Did you ever have a cuddly friend of some description when you were little? Do you remember its name? Or, even better, do you have it still?
I’d bet good money that you can answer yes to at least two of those questions, possibly three. In researching this blog, I’ve done a non-scientific study of friends, acquaintances and work colleagues and had a 99% recurring response saying yes to all three.
Some respondents admit that, while they still have the cuddly, it’s hidden away from plain sight in some corner of the attic. I find it interesting that they still know exactly where the once-beloved is, so the link has not gone entirely. Others proudly keep the cuddly toy(s) on display. There’s no embarrassment there. The soft toy remains part of the family.
I began thinking of this when reading about Prince Andrew’s collection of teddies and the fury he is reported to have shown to staff when they were not set up in the way he’d left them. There was a story told about a maid sent upstairs to draw his curtains (we’re talking Andrew as an adult here) and she inadvertently moved them out of position.
We have two issues here. One would concern – and perhaps be concerned by – an adult male having someone drawing his curtains for him. But let’s park that. We know the rich are different.
What particularly interests me in Andrew’s case is that he has such a collection of teddies, and treasures them still. Some people might suggest a large part of him remains a small child or, at least, attached to those he loved as a child.
In the world of psychology, the description of a cuddly animal is more austere. It goes by the phrase “transitional object”. It was first used by the much-admired paediatrician and psychoanalyst Donald Winnicott as a way of explaining how a baby begins the difficult transition from baby as extension of mother and baby as individual and separate person.
The baby, of course, has no idea of this. To begin with, it is of its mother, it has no stand-alone self. But, as it grows and develops, the separation begins and the baby starts to develop its own sense of separateness. We all do it – or, ideally, we are all programmed to do it – but, even so, it must be a very hard and frightening time.
Imagine the “perfect” set up where the mother caters for her baby’s every need. She is for ever on hand to feed, change, comfort and love. And then, as the baby begins to grasp that h/she is not an extension of that all-loving parent, there is increased reason for insecurity and uncertainty. The baby’s unconscious thought process must be fearing the worst and wondering what happens now?
And this is where the transitional (TO) object comes in. The baby is given something soft and reassuring to cuddle. An object that belongs just to him or her. It doesn’t have to be a cuddly creature, by the way, (although it usually is); it could be a piece of cloth or some other soft item intended purely for this baby. Gradually, the cuddly takes on a scent and feel that the baby will take comfort from, knowing the object is entirely its own. That means, when the baby is left without its primary carer – as it must be even if only for a short time – the TO is there to provide reassurance. And as the baby grows and matures into a toddler and then a small, speaking child, the TO continues to provide the comfort it always has.

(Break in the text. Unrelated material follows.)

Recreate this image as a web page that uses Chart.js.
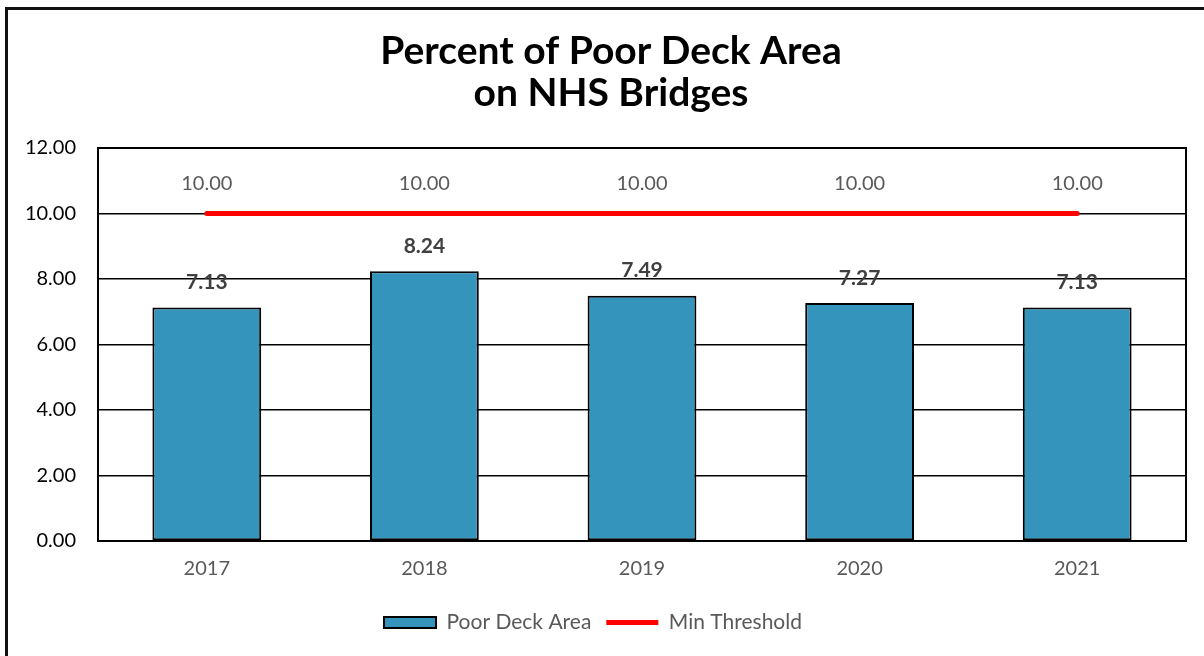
<!DOCTYPE html>
<html>
<head>
<meta charset="utf-8">
<script src="https://cdn.jsdelivr.net/npm/chart.js@4"></script>
<style>
  html, body { margin: 0; padding: 0; background: #fff; overflow: hidden; }
  #frame {
    position: absolute; left: 5px; top: 7px; width: 1400px; height: 900px;
    border-left: 3px solid #111; border-top: 3px solid #111;
  }
  #wrap { position: absolute; left: 0; top: 0; width: 1204px; height: 656px; }
</style>
</head>
<body>
<div id="frame"></div>
<div id="wrap"><canvas id="chart-deck" width="1204" height="656"></canvas></div>
<script>
  // Pourcentage de surface de tablier en mauvais état (ponts NHS)
  var titleLines = ['Percent of Poor Deck Area', 'on NHS Bridges'];
  var years = ['2017', '2018', '2019', '2020', '2021'];
  var poorDeck = [7.13, 8.24, 7.49, 7.27, 7.13];
  var minThreshold = [10.0, 10.0, 10.0, 10.0, 10.0];
  var yTicks = [0, 2, 4, 6, 8, 10, 12];

  var FONT = 'Lato, "Open Sans", sans-serif';

  // titre sur deux lignes, légèrement décalé à droite du centre du canvas
  var headerTitle = {
    id: 'headerTitle',
    afterDraw: function (chart) {
      var c = chart.ctx;
      c.save();
      c.font = 'bold 39px ' + FONT;
      c.fillStyle = '#000';
      c.textAlign = 'center';
      c.textBaseline = 'alphabetic';
      var cx = chart.width / 2 + 9;
      titleLines.forEach(function (t, i) {
        c.fillText(t, cx, 64 + i * 42);
      });
      c.restore();
    }
  };

  // cadre complet autour de la zone de tracé
  var plotBox = {
    id: 'plotBox',
    afterDraw: function (chart) {
      var a = chart.chartArea;
      var c = chart.ctx;
      c.save();
      c.strokeStyle = '#000';
      c.lineWidth = 2;
      c.strokeRect(a.left, a.top, a.right - a.left, a.bottom - a.top);
      c.restore();
    }
  };

  // étiquettes de valeurs au-dessus des barres et de la ligne
  var valueLabels = {
    id: 'valueLabels',
    afterDatasetsDraw: function (chart) {
      var c = chart.ctx;
      c.save();
      c.textAlign = 'center';
      c.textBaseline = 'middle';
      var barMeta = chart.getDatasetMeta(0);
      c.font = 'bold 21px ' + FONT;
      c.fillStyle = '#404040';
      barMeta.data.forEach(function (el, i) {
        c.fillText(poorDeck[i].toFixed(2), el.x, el.y - 25);
      });
      var lineMeta = chart.getDatasetMeta(1);
      c.font = '20px ' + FONT;
      c.fillStyle = '#595959';
      lineMeta.data.forEach(function (el, i) {
        c.fillText(minThreshold[i].toFixed(2), el.x, el.y - 30);
      });
      c.restore();
    }
  };

  new Chart(document.getElementById('chart-deck'), {
    type: 'bar',
    data: {
      labels: years,
      datasets: [
        {
          label: 'Poor Deck Area',
          data: poorDeck,
          backgroundColor: '#3594BB',
          borderColor: '#000',
          borderWidth: 2,
          borderSkipped: false,
          barPercentage: 0.5,
          categoryPercentage: 1,
          pointStyle: 'rect',
          order: 2
        },
        {
          type: 'line',
          label: 'Min Threshold',
          data: minThreshold,
          borderColor: '#FF0000',
          backgroundColor: '#FF0000',
          borderWidth: 5,
          borderCapStyle: 'round',
          pointRadius: 0,
          pointStyle: 'line',
          order: 1
        }
      ]
    },
    options: {
      responsive: false,
      animation: false,
      layout: { padding: { top: 148, left: 0, right: 18, bottom: 13 } },
      plugins: {
        title: { display: false },
        legend: {
          position: 'bottom',
          labels: {
            usePointStyle: true,
            pointStyleWidth: 52,
            boxHeight: 11,
            color: '#595959',
            padding: 15,
            font: { family: FONT, size: 21 },
            sort: function (a, b) { return a.datasetIndex - b.datasetIndex; }
          }
        },
        tooltip: { enabled: false }
      },
      scales: {
        x: {
          grid: { display: false, drawTicks: false },
          border: { display: false },
          ticks: { color: '#595959', padding: 16, font: { family: FONT, size: 20 } }
        },
        y: {
          min: 0,
          max: 12,
          afterFit: function (s) { s.width = 98; },
          afterBuildTicks: function (s) {
            s.ticks = yTicks.map(function (v) { return { value: v }; });
          },
          grid: { color: '#000', lineWidth: 1.5, drawTicks: false },
          border: { display: false },
          ticks: {
            color: '#000',
            padding: 22,
            font: { family: FONT, size: 20 },
            callback: function (v) { return Number(v).toFixed(2); }
          }
        }
      }
    },
    plugins: [headerTitle, plotBox, valueLabels]
  });
</script>
</body>
</html>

Most nursery schools nowadays encourage new pupils to bring in their favourite cuddly and that’s a very positive sign when you consider it wasn’t always like this. Even 20 years ago, children going to nursery were encouraged to “leave teddy behind, he’ll be waiting for you when you get back”.

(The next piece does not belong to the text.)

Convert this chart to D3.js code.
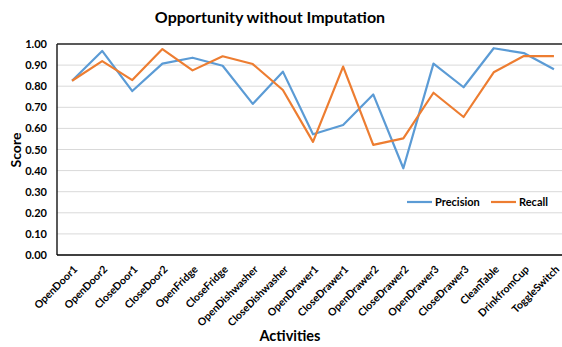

Again, I imagine it was meant for the best and the worry about a worse-case scenario of the child losing that treasured possession. Still, I’m glad rules have changed.

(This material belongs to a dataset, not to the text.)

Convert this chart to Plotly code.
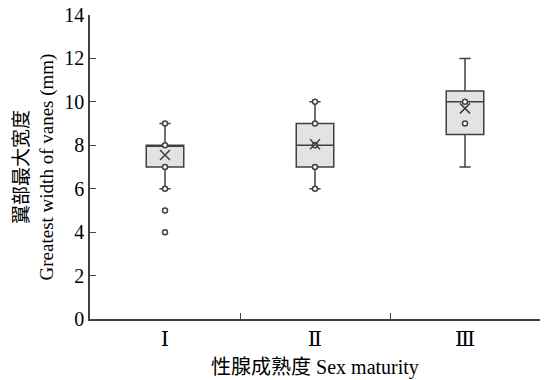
import plotly.graph_objects as go

groups = ["Ⅰ", "Ⅱ", "Ⅲ"]
q1 = [7, 7, 8.5]
median = [8, 8, 10]
q3 = [8, 9, 10.5]
lower = [6, 6, 7]
upper = [9, 10, 12]
means = [7.55, 8.05, 9.7]
points = {
    "Ⅰ": [9, 8, 7, 6, 5, 4],
    "Ⅱ": [10, 9, 8, 7, 6],
    "Ⅲ": [10, 9],
}

dark = "#404040"
serif = "Liberation Serif, Times New Roman, Noto Sans CJK SC, serif"

fig = go.Figure()
fig.add_trace(go.Box(
    x=groups, q1=q1, median=median, q3=q3,
    lowerfence=lower, upperfence=upper,
    fillcolor="#e5e2e5", line=dict(color=dark, width=1.5),
    width=0.25, whiskerwidth=0.3, boxpoints=False, showlegend=False,
    hoverinfo="skip",
))
px, py = [], []
for g in groups:
    for v in points[g]:
        px.append(g)
        py.append(v)
fig.add_trace(go.Scatter(
    x=px, y=py, mode="markers", showlegend=False,
    marker=dict(symbol="circle", size=5, color="white",
                line=dict(color=dark, width=1.5)),
))
fig.add_trace(go.Scatter(
    x=groups, y=means, mode="markers", showlegend=False,
    marker=dict(symbol="x-thin", size=10, line=dict(color=dark, width=1.5)),
))

fig.update_layout(
    width=544, height=380,
    margin=dict(l=90, r=4, t=15, b=61),
    plot_bgcolor="white", paper_bgcolor="white",
    font=dict(family=serif, size=20, color="black"),
    xaxis=dict(
        type="category", range=[-0.5, 2.5], tickson="boundaries",
        ticks="inside", ticklen=6, tickcolor=dark, showline=True,
        linecolor=dark, linewidth=1.5, showgrid=False, automargin=False,
        title=dict(text="性腺成熟度 Sex maturity", font=dict(size=20), standoff=10),
        tickfont=dict(size=21, family="DejaVu Serif, Liberation Serif, serif"),
    ),
    yaxis=dict(
        range=[0, 14], dtick=2, ticks="inside", ticklen=6, tickcolor=dark,
        showline=True, linecolor=dark, linewidth=1.5, showgrid=False,
        zeroline=False, automargin=False,
        tickfont=dict(size=20),
        title=dict(text="翼部最大宽度<br>Greatest width of vanes (mm)",
                   font=dict(size=19), standoff=6),
    ),
)

fig.write_html("out.html", config={"displayModeBar": False},
               post_script="document.body.style.margin='0';")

I believe the TO is a vital part of each transitional journey. The change from being a big cog in a small environment (home) to a small cog in an ever-changing environment (nursery) needs to be handled with care. The TO is a loving reminder of the attachment between the family and the child. Even though the parent is absent, the replacement TO helps keep the child feeling safe.
The conversation about a child feeling secure cannot be left without mention of John Bowlby, with whom Winnicott worked, and his theory on attachment which he split into categories – secure, anxious, avoidant, disorganised.
If all the ducks are in a row, the child should develop a secure attachment. If not, there may be trouble ahead.
I’m reminded of Brideshead Revisited and Aloysius, the bear belonging to Lord Sebastian Flyte, the central figure of the book. Although a young adult, Sebastian keeps his bear with him at all time, as a comfort against the troubles he has with his family. The bear’s lovable qualities remained with Sebastian as a substitute for the loving family he might have wanted.
I’m relieved to report not all tales end as sadly as that. I have recently been to visit a successful and contented lady recovering in a nursing home after a fall. She is in her 90s and has lived her life surrounded by love and external acclaim. She says she has been lucky and very happy.
I noticed, when I stood up to leave, that in pride of place on her pillow was a delightfully aged cuddly toy. I asked her about it. “Oh, that’s …” she said, naming him with a wide and joyful smile. “He’s been with me longer than I can remember. He comes with me everywhere.”
I found that strangely comforting. No awkwardness, no embarrassment, just pure acknowledgement of the importance of her beloved companion. My lady’s transitional object is her lifelong and permanent friend.